Almond-shaped eyes: I got 'em.

In the past, I've found that what looked most flattering was having eyeliner on both the top and bottom of my eyes. I thought having eyeliner on the top only did something really weird to my nose. I know that sounds crazy, but I just couldn't pull off those cat eyes like the white girls.

I have learnt that I wasn't putting enough eyeliner on, and I am now vibing on seriously huge wings. There's really no point in being subtle with this. You're a sultry chick--go for it.

I use a Revlon Colorstay Liquid Eye Pen, because those tiny pot liquid eyeliners really bug me. I always start about 1/4 into my eye instead of right at the tear duct, and I make sweeping lines outwards, slowly building the shape as I go.

To get the winged tip looking good, I lightly hold my eye closed with my available hand and draw a straight line until where I want the tip to end, then open my eye and fill it in until it's the shape I want.

Oh, and of course, curled eyelashes and black mascara will just help to draw in all the Jacques and Pierres you will pick up along the way.


Red lips are torturous. They are the keystone of sexy makeup that was just out of my reach for a long time, and I have yellow undertones to thank for that.

I spent my first 22 years on this planet thinking I couldn't don a deliciously dark pout (sorry). I'm not going to pretend I know very much about undertones, but what I have learnt is that red lipstick makes me look ghastly, and there is no such thing as ghastly-chic. (Yet.)

Despite this, I have spent many a night applying it, wiping it off, throwing it in my handbag "just in case" and by some miracle, at around 4 a.m. everything gets dark and fuzzy enough for me to swipe a bunch on, and feel like a new woman. I needed that lipstick confidence sober.

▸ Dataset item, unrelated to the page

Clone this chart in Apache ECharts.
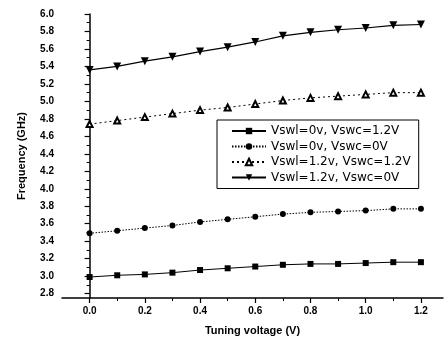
<!DOCTYPE html>
<html><head><meta charset="utf-8">
<script src="https://cdn.jsdelivr.net/npm/echarts@6/dist/echarts.min.js"></script>
<style>html,body{margin:0;padding:0;background:#fff}#c{width:448px;height:345px}</style>
</head><body><div id="c"></div>
<script>
var xValues = [0.0, 0.1, 0.2, 0.3, 0.4, 0.5, 0.6, 0.7, 0.8, 0.9, 1.0, 1.1, 1.2];
var seriesNames = ['Vswl=0v, Vswc=1.2V', 'Vswl=0v, Vswc=0V', 'Vswl=1.2v, Vswc=1.2V', 'Vswl=1.2v, Vswc=0V'];
var sq = [2.99, 3.01, 3.02, 3.04, 3.07, 3.09, 3.11, 3.13, 3.14, 3.14, 3.15, 3.16, 3.16];
var circ = [3.49, 3.52, 3.55, 3.58, 3.62, 3.65, 3.68, 3.71, 3.73, 3.74, 3.75, 3.77, 3.77];
var triUp = [4.74, 4.78, 4.82, 4.86, 4.90, 4.93, 4.97, 5.01, 5.04, 5.06, 5.08, 5.10, 5.10];
var triDown = [5.36, 5.40, 5.46, 5.51, 5.57, 5.62, 5.68, 5.75, 5.79, 5.82, 5.84, 5.87, 5.88];
var yMajor = [2.8, 3.0, 3.2, 3.4, 3.6, 3.8, 4.0, 4.2, 4.4, 4.6, 4.8, 5.0, 5.2, 5.4, 5.6, 5.8, 6.0];
var yMinor = [2.9, 3.1, 3.3, 3.5, 3.7, 3.9, 4.1, 4.3, 4.5, 4.7, 4.9, 5.1, 5.3, 5.5, 5.7, 5.9];
var xMajor = [0.0, 0.2, 0.4, 0.6, 0.8, 1.0, 1.2];
var xMinor = [0.1, 0.3, 0.5, 0.7, 0.9, 1.1];

function pairs(v){ return xValues.map(function(x,i){ return [x, v[i]]; }); }
var ff = '"Liberation Sans", Arial, sans-serif';
var chart = echarts.init(document.getElementById('c'));
var lbl = {fontFamily: ff, fontSize: 10, fontWeight: 'bold', color: '#000'};
chart.setOption({
  animation: false,
  backgroundColor: '#fff',
  grid: {left: 62, right: 5, top: 14, bottom: 47},
  legend: {
    orient: 'vertical', left: 217, top: 120,
    padding: [5, 8, 5, 14], itemGap: 3.5, itemWidth: 34, itemHeight: 8,
    borderColor: '#000', borderWidth: 1,
    textStyle: {fontFamily: '"DejaVu Sans", sans-serif', fontSize: 12, color: '#000'},
    data: seriesNames
  },
  xAxis: [{
    type: 'value', min: -0.1, max: 1.28,
    name: 'Tuning voltage (V)', nameLocation: 'middle', nameGap: 27,
    nameTextStyle: {fontFamily: ff, fontSize: 11, fontWeight: 'bold', color: '#000'},
    axisLine: {lineStyle: {color: '#000', width: 1.5}},
    axisTick: {customValues: xMajor, length: 5, lineStyle: {color: '#000', width: 1.2}},
    axisLabel: Object.assign({customValues: xMajor, margin: 8, formatter: function(v){ return v.toFixed(1); }}, lbl),
    splitLine: {show: false}
  }, {
    type: 'value', min: -0.1, max: 1.28, position: 'bottom',
    axisLine: {show: false},
    axisTick: {customValues: xMinor, length: 3, lineStyle: {color: '#000', width: 1}},
    axisLabel: {show: false}, splitLine: {show: false}
  }],
  yAxis: [{
    type: 'value', min: 2.75, max: 6.0,
    name: 'Frequency (GHz)', nameLocation: 'middle', nameGap: 35,
    nameTextStyle: {fontFamily: ff, fontSize: 11, fontWeight: 'bold', color: '#000'},
    axisLine: {show: true, lineStyle: {color: '#000', width: 1.5}},
    axisTick: {customValues: yMajor, length: 5, lineStyle: {color: '#000', width: 1.2}},
    axisLabel: Object.assign({customValues: yMajor, margin: 8, formatter: function(v){ return v.toFixed(1); }}, lbl),
    splitLine: {show: false}
  }, {
    type: 'value', min: 2.75, max: 6.0, position: 'left',
    axisLine: {show: false},
    axisTick: {customValues: yMinor, length: 3, lineStyle: {color: '#000', width: 1}},
    axisLabel: {show: false}, splitLine: {show: false}
  }],
  series: [
    {name: seriesNames[0], type: 'line', data: pairs(sq), symbol: 'rect', symbolSize: 6,
     itemStyle: {color: '#000'}, lineStyle: {color: '#000', width: 1}},
    {name: seriesNames[1], type: 'line', data: pairs(circ), symbol: 'circle', symbolSize: 6,
     itemStyle: {color: '#000'}, lineStyle: {color: '#000', width: 1, type: [1.5, 1.5]}},
    {name: seriesNames[2], type: 'line', data: pairs(triUp), symbol: 'emptyTriangle', symbolSize: 6,
     itemStyle: {color: '#000', borderWidth: 1}, lineStyle: {color: '#000', width: 1, type: [2, 3]}},
    {name: seriesNames[3], type: 'line', data: pairs(triDown), symbol: 'triangle', symbolRotate: 180, symbolSize: 8,
     itemStyle: {color: '#000'}, lineStyle: {color: '#000', width: 1.2}}
  ]
});
</script></body></html>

So these days I throw caution to the wind. I've learnt that if a colour looks bad, I probably don't have enough on. That sounds counterintuitive and ditzy, but it WORKS, god dammit; especially with the non-bronzer skin I have going on. There is no room for hesitation when you're an independent woman.

First, I put MAC Casual Colour, Lip & Cheek Colour on in "Keep it Casual" because it feels moisturising like lip balm and works like a tint. On top of that, I put some NARS Velvet Matte Lip Pencil on in "Cruella" for a deeper red. And then I pout, a lot.

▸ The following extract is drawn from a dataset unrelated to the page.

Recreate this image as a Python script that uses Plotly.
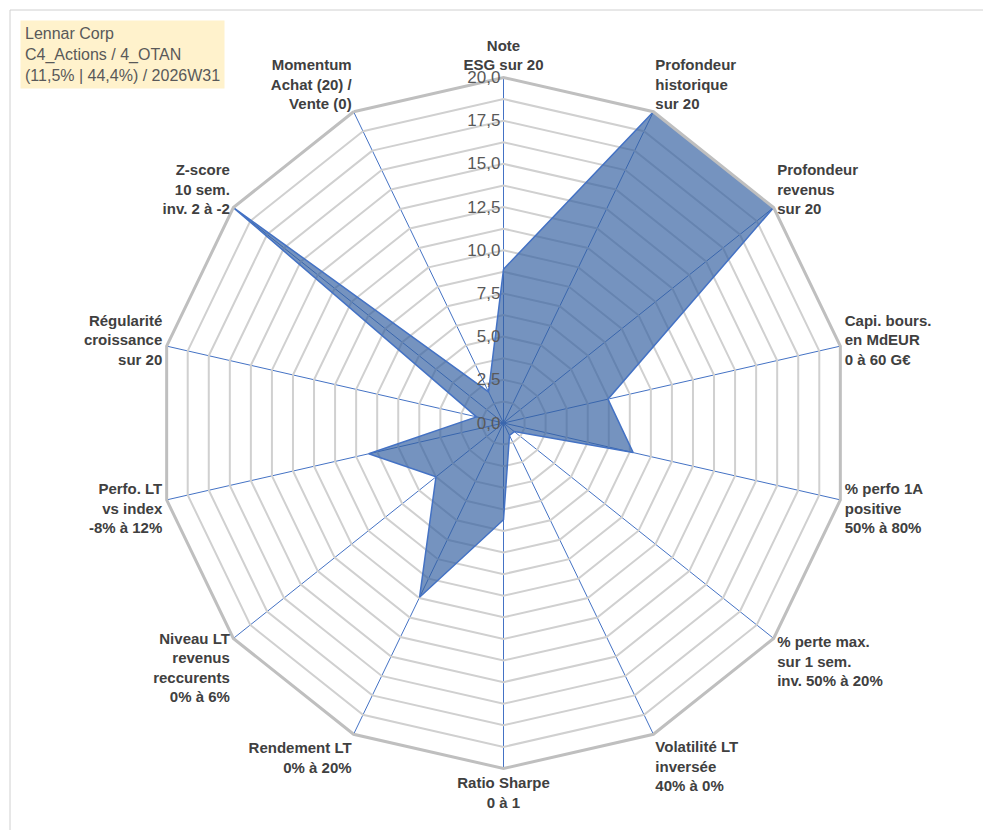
import plotly.graph_objects as go

categories = [
    "Note<br>ESG sur 20",
    "Profondeur<br>historique<br>sur 20",
    "Profondeur<br>revenus<br>sur 20",
    "Capi. bours.<br>en MdEUR<br>0 à 60 G€",
    "% perfo 1A<br>positive<br>50% à 80%",
    "% perte max.<br>sur 1 sem.<br>inv. 50% à 20%",
    "Volatilité LT<br>inversée<br>40% à 0%",
    "Ratio Sharpe<br>0 à 1",
    "Rendement LT<br>0% à 20%",
    "Niveau LT<br>revenus<br>reccurents<br>0% à 6%",
    "Perfo. LT<br>vs index<br>-8% à 12%",
    "Régularité<br>croissance<br>sur 20",
    "Z-score<br>10 sem.<br>inv. 2 à -2",
    "Momentum<br>Achat (20) /<br>Vente (0)",
]
values = [8.9, 20, 20, 6.2, 7.7, 0.8, 0.8, 5.6, 11.2, 5.0, 8.0, 1.6, 20, 2.0]
tick_vals = [i * 1.25 for i in range(17)]
tick_text = [("%.1f" % v).replace(".", ",") if i % 2 == 0 else "" for i, v in enumerate(tick_vals)]

W, H = 991, 830
ml, mr, mt, mb = 150, 150, 66, 66
pw, ph = W - ml - mr, H - mt - mb

fig = go.Figure(go.Scatterpolar(
    r=values + values[:1], theta=categories + categories[:1],
    mode="lines", fill="toself",
    line=dict(color="#4472C4", width=1.5),
    fillcolor="rgba(52,96,160,0.68)",
))
fig.update_layout(
    width=W, height=H,
    paper_bgcolor="white", showlegend=False,
    font=dict(family="Liberation Sans, Arial", size=15, color="#404040"),
    margin=dict(l=ml, r=mr, t=mt, b=mb),
    polar=dict(
        gridshape="linear", bgcolor="white",
        domain=dict(x=[0, 1], y=[0, 1]),
        angularaxis=dict(direction="clockwise", rotation=90,
                         linecolor="#bfbfbf", linewidth=3,
                         gridcolor="#4472C4", gridwidth=1,
                         tickfont=dict(size=15, color="#404040", weight="bold"),
                         ticks=""),
        radialaxis=dict(range=[0, 20], tickvals=tick_vals, ticktext=tick_text,
                        angle=90, tickangle=90, side="counterclockwise",
                        showline=False, ticks="",
                        gridcolor="#d0d0d0", gridwidth=2,
                        tickfont=dict(size=17, color="#595959")),
    ),
    shapes=[dict(type="rect", xref="paper", yref="paper",
                 x0=-(ml - 2) / pw, x1=1 + (mr - 2) / pw,
                 y0=-(mb - 2) / ph, y1=1 + (mt - 2) / ph,
                 line=dict(color="#d0d0d0", width=1))],
    annotations=[dict(
        xref="paper", yref="paper", x=-(ml - 12) / pw, y=1 + (mt - 12) / ph,
        xanchor="left", yanchor="top",
        align="left", showarrow=False, bgcolor="#FFF2CC", borderpad=4,
        text="Lennar Corp<br>C4_Actions / 4_OTAN<br>(11,5% | 44,4%) / 2026W31",
        font=dict(size=16, color="#595959"),
    )],
)
fig.write_html("out.html")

My hair is naturally straight and smooth and until a month ago, very very long. I'm not going to lie: I do sometimes miss it. But what is the point of being a girl if not to try out as many different looks as possible? It grows back and you can have a whole lot of fun trying on different personalities in the process. This week I'm a Russian spy. Whatever, it doesn't have to make sense. Experiment!

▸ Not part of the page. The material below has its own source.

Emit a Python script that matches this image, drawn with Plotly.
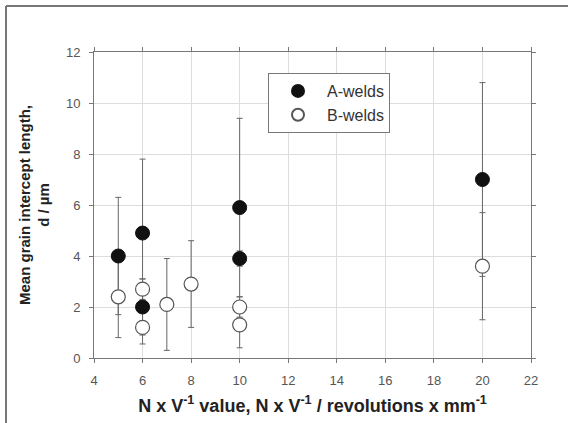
import plotly.graph_objects as go

# A-welds (filled circles)
a_x = [5, 6, 6, 10, 10, 20]
a_y = [4.0, 4.9, 2.0, 5.9, 3.9, 7.0]
a_err = [2.3, 2.9, 1.1, 3.5, 0.3, 3.8]

# B-welds (open circles)
b_x = [5, 6, 6, 7, 8, 10, 10, 20]
b_y = [2.4, 2.7, 1.2, 2.1, 2.9, 2.0, 1.3, 3.6]
b_err = [1.6, 0.4, 0.65, 1.8, 1.7, 0.4, 0.9, 2.1]

x_ticks = [4, 6, 8, 10, 12, 14, 16, 18, 20, 22]
y_ticks = [0, 2, 4, 6, 8, 10, 12]

FONT = "Liberation Sans, Arial, sans-serif"
ERR = dict(type="data", symmetric=True, color="#666666", thickness=1, width=3)

fig = go.Figure()
# error bars first (beneath all markers)
for xs, ys, es in [(b_x, b_y, b_err), (a_x, a_y, a_err)]:
    fig.add_trace(go.Scatter(x=xs, y=ys, mode="markers", showlegend=False,
                             hoverinfo="skip",
                             marker=dict(size=1, opacity=0),
                             error_y=dict(array=es, **ERR)))
fig.add_trace(go.Scatter(x=a_x, y=a_y, mode="markers", name="A-welds",
                         legendrank=1,
                         marker=dict(symbol="circle", size=14, color="#111111",
                                     line=dict(color="#111111", width=1))))
fig.add_trace(go.Scatter(x=b_x, y=b_y, mode="markers", name="B-welds",
                         legendrank=2,
                         marker=dict(symbol="circle", size=14, color="white",
                                     line=dict(color="#555555", width=1.2))))

axis_common = dict(showgrid=True, gridcolor="#dddddd", gridwidth=1,
                   showline=True, linecolor="#777777", linewidth=1,
                   mirror="ticks", ticks="outside", ticklen=4, tickcolor="#777777",
                   zeroline=False, tickfont=dict(family=FONT, size=13, color="#555555"))

fig.update_xaxes(range=[4, 22], tickvals=x_ticks, ticktext=[str(v) for v in x_ticks],
                 ticklabelstandoff=6,
                 title=dict(text="<b>N x V<sup>-1</sup> value, N x V<sup>-1</sup> / revolutions x mm<sup>-1</sup></b>",
                            font=dict(family=FONT, size=18, color="#222222"), standoff=12),
                 **axis_common)
fig.update_yaxes(range=[0, 12], tickvals=y_ticks, ticktext=[str(v) for v in y_ticks],
                 ticklabelstandoff=6,
                 title=dict(text="<b>Mean grain intercept length,</b><br><b>d / µm</b>",
                            font=dict(family=FONT, size=15, color="#222222"), standoff=12),
                 **axis_common)

W, H = 568, 423
L, R, T, B = 94, 37, 52, 65
pw, ph = W - L - R, H - T - B

def px(xp):
    return (xp - L) / pw

def py(yp):
    return (H - B - yp) / ph

# outer frame (left and top edges of the cropped figure border)
fig.add_shape(type="line", xref="paper", yref="paper", x0=px(6), x1=px(6), y0=py(6), y1=py(430),
              line=dict(color="#777777", width=2))
fig.add_shape(type="line", xref="paper", yref="paper", x0=px(6), x1=px(580), y0=py(6), y1=py(6),
              line=dict(color="#777777", width=2))

fig.update_layout(
    width=W, height=H,
    margin=dict(l=L, r=R, t=T, b=B, pad=0),
    paper_bgcolor="white", plot_bgcolor="white",
    font=dict(family=FONT, color="#222222"),
    legend=dict(x=px(268), y=py(73), xanchor="left", yanchor="top",
                bgcolor="white", bordercolor="#777777", borderwidth=1,
                font=dict(family=FONT, size=16, color="#333333"),
                itemwidth=48, itemsizing="constant"),
)

fig.write_html("out.html")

So anyways, I love my Asian hair for being ridiculously shiny, but sometimes you just want to look a bit unruly and unkempt, like you don't have time to think about hair. It's a huge paradox, but who cares as long as you look good.

When I get out of the shower I wrap it up in a towel and go about my business, not thinking about it, where did my hair go? Oh, who cares. Sometimes I spray some Fudge Sea Salt spray in it when it's still wet, but other times I'm too busy thinking about cool girl things. I shake it about, middle part it, let it air dry when it's mostly dry while occasionally running my fingers through it and squeeze it a bit. Basically you are the natural you, but slightly tousled.

Et voila! Go sit in a dark bar smoking an e-cig (it's the 21st century, baby) looking like you're thinking really hard about philosophy, but maintain an aloof carefree spirit simultaneously. It's easy. You are perfection my yummy little macaroon, bisous!